>>>

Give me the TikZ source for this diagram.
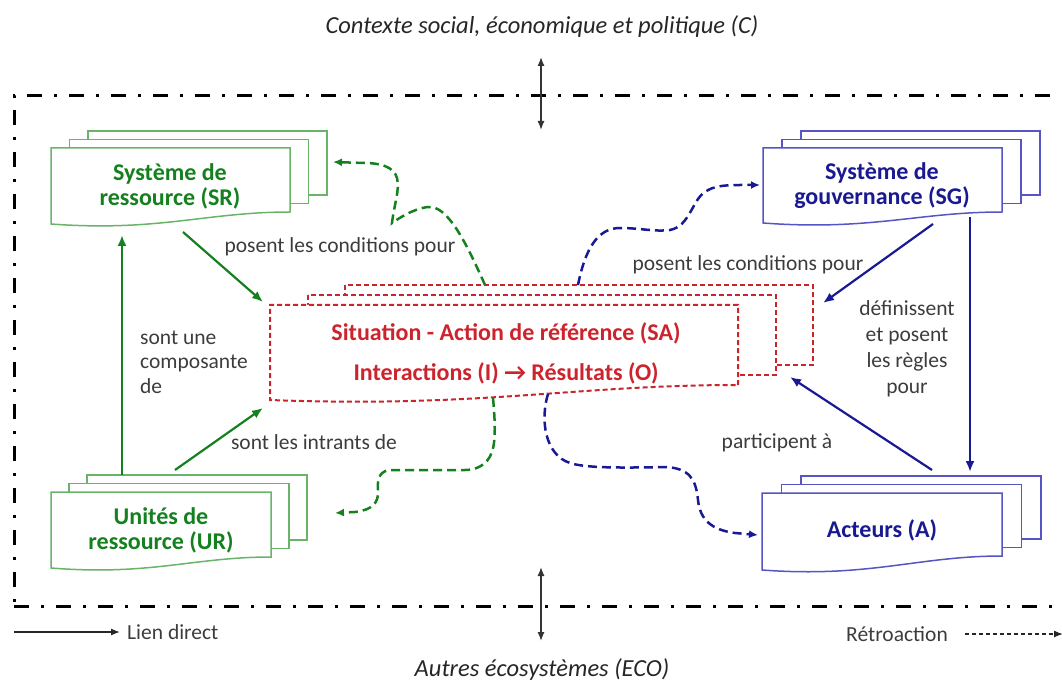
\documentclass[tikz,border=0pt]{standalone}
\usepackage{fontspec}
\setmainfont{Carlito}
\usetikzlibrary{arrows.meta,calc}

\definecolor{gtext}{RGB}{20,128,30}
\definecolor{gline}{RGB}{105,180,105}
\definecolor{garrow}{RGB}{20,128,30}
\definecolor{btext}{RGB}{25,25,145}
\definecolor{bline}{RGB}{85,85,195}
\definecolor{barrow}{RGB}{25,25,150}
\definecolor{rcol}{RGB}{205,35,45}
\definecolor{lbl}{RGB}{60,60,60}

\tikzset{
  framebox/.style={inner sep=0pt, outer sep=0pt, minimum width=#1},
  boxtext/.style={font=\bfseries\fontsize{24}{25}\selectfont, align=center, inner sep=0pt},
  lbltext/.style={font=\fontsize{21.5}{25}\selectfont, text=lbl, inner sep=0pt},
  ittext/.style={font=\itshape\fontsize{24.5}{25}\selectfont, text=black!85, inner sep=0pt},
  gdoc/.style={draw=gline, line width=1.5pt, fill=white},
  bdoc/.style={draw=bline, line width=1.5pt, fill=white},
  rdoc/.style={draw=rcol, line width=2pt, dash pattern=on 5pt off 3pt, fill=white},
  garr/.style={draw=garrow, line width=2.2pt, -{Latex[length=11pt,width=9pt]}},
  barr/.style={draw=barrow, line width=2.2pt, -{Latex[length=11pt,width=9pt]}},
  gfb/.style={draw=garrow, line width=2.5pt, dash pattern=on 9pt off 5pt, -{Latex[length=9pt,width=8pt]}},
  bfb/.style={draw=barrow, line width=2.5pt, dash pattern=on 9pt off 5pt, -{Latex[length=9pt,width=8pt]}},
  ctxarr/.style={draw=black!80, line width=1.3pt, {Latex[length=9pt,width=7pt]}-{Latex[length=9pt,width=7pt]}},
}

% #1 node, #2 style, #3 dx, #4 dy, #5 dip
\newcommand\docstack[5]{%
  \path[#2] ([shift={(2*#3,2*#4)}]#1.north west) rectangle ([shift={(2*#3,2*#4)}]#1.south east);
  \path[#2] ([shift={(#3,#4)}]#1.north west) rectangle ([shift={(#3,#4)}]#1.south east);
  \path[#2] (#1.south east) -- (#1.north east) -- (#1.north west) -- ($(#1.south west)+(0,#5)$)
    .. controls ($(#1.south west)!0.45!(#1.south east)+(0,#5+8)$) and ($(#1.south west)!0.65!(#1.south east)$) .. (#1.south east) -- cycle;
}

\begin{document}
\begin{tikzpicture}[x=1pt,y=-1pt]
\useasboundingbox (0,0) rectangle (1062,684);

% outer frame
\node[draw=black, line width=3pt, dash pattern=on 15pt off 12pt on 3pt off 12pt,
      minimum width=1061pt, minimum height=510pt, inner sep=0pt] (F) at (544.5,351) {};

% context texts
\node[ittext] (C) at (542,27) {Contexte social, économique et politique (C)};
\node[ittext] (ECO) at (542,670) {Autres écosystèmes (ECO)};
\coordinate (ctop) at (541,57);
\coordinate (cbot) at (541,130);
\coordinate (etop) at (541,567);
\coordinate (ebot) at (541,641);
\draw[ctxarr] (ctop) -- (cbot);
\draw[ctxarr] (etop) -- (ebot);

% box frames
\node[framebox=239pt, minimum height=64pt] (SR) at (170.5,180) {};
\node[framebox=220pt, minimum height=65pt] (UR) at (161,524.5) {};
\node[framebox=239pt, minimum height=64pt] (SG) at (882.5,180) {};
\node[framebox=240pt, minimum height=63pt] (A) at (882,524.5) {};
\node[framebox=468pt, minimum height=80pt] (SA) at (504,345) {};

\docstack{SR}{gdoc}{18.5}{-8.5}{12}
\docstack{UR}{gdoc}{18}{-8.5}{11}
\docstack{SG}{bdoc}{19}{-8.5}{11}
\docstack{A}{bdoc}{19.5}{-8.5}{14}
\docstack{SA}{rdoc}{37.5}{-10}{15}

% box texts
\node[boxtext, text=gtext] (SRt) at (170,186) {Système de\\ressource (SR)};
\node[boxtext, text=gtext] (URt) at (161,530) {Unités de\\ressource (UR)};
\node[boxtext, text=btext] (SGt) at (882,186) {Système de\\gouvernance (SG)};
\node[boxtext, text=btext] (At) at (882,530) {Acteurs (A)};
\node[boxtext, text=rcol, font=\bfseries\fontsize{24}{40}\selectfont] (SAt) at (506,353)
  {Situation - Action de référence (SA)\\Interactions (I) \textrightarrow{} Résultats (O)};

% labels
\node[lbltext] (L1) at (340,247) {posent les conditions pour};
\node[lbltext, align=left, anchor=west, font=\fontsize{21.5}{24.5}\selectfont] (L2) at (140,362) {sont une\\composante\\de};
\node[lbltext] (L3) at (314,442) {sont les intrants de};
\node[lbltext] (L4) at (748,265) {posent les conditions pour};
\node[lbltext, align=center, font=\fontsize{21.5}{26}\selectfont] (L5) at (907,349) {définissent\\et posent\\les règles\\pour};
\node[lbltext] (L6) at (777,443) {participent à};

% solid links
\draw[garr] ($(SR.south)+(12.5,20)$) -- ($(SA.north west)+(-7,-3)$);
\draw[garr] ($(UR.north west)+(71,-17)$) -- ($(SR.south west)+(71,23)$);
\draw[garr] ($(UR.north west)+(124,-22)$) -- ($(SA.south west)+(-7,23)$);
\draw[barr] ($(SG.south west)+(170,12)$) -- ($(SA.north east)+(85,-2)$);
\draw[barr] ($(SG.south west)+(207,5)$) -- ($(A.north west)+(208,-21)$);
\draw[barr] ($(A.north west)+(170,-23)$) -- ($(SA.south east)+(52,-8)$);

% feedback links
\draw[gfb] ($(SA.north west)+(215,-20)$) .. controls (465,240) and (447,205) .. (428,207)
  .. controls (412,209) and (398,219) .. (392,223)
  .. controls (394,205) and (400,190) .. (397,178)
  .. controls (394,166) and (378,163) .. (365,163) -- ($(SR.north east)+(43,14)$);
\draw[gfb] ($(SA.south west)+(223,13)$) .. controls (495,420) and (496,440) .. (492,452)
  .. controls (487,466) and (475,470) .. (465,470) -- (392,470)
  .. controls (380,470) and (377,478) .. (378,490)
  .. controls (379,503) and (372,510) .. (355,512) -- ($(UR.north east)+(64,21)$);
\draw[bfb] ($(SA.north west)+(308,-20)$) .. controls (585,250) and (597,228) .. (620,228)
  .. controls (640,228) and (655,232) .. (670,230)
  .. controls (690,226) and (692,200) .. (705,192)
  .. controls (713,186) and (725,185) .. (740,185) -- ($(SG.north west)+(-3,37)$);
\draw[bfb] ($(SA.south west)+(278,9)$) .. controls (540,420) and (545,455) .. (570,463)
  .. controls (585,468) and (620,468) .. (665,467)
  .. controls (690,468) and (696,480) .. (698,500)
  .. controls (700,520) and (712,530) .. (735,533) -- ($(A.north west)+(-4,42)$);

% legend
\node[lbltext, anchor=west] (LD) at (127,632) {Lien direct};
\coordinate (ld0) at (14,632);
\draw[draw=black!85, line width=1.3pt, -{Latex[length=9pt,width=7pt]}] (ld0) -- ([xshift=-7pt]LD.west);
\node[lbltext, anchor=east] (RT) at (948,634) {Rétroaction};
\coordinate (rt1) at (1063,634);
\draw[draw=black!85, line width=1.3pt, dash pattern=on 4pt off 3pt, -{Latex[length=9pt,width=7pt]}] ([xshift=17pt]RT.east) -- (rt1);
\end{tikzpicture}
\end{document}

<<<
>>>

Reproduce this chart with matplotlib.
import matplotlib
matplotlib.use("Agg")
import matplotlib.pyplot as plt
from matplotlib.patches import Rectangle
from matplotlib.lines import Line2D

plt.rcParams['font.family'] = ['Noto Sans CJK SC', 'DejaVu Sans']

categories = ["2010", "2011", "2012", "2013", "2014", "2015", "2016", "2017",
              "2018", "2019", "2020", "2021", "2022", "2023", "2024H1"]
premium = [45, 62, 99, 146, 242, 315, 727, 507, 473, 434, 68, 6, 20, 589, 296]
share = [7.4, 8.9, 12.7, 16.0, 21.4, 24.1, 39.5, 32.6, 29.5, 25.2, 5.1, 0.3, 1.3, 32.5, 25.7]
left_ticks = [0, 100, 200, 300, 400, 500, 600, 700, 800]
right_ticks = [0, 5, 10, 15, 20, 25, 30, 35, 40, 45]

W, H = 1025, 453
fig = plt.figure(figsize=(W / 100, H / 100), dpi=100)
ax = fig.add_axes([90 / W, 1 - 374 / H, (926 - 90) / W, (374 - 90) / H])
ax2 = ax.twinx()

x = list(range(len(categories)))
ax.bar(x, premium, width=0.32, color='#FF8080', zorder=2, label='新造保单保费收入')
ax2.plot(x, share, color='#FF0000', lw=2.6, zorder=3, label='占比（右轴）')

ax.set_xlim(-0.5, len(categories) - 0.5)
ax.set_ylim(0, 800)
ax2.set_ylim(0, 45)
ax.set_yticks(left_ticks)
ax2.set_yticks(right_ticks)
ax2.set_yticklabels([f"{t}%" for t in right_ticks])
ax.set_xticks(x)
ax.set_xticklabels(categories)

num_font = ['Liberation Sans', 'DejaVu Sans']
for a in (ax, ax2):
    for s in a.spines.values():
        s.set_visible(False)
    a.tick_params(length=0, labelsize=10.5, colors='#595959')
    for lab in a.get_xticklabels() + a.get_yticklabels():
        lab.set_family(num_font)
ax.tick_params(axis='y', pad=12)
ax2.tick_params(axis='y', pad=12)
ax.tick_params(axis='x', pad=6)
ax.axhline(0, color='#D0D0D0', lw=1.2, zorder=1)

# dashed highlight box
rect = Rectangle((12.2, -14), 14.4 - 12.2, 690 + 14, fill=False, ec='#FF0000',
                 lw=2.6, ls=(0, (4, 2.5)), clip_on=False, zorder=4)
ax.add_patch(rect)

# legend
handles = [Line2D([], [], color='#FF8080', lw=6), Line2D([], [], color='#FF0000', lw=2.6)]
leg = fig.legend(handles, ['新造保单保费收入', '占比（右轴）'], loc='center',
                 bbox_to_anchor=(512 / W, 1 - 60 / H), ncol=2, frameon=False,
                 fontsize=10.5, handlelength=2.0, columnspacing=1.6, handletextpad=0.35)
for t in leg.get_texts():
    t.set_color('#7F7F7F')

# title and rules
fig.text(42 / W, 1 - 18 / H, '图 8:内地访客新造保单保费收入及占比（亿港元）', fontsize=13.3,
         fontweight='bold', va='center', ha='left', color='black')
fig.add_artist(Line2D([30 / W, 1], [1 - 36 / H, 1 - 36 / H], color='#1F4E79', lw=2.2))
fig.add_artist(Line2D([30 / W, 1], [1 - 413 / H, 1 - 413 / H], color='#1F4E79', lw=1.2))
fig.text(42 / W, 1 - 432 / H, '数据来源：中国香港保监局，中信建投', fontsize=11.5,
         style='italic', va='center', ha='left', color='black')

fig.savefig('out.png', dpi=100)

<<<

▶ _SHORT PROBLEM_
Your task is to pick out every line with the string "matplotlib" and copy it.

▶ _SOLUTION TO THE PROBLEM_
Reproduce this chart with matplotlib.
import matplotlib
matplotlib.use("Agg")
import matplotlib.pyplot as plt
from matplotlib.patches import Rectangle
from matplotlib.lines import Line2D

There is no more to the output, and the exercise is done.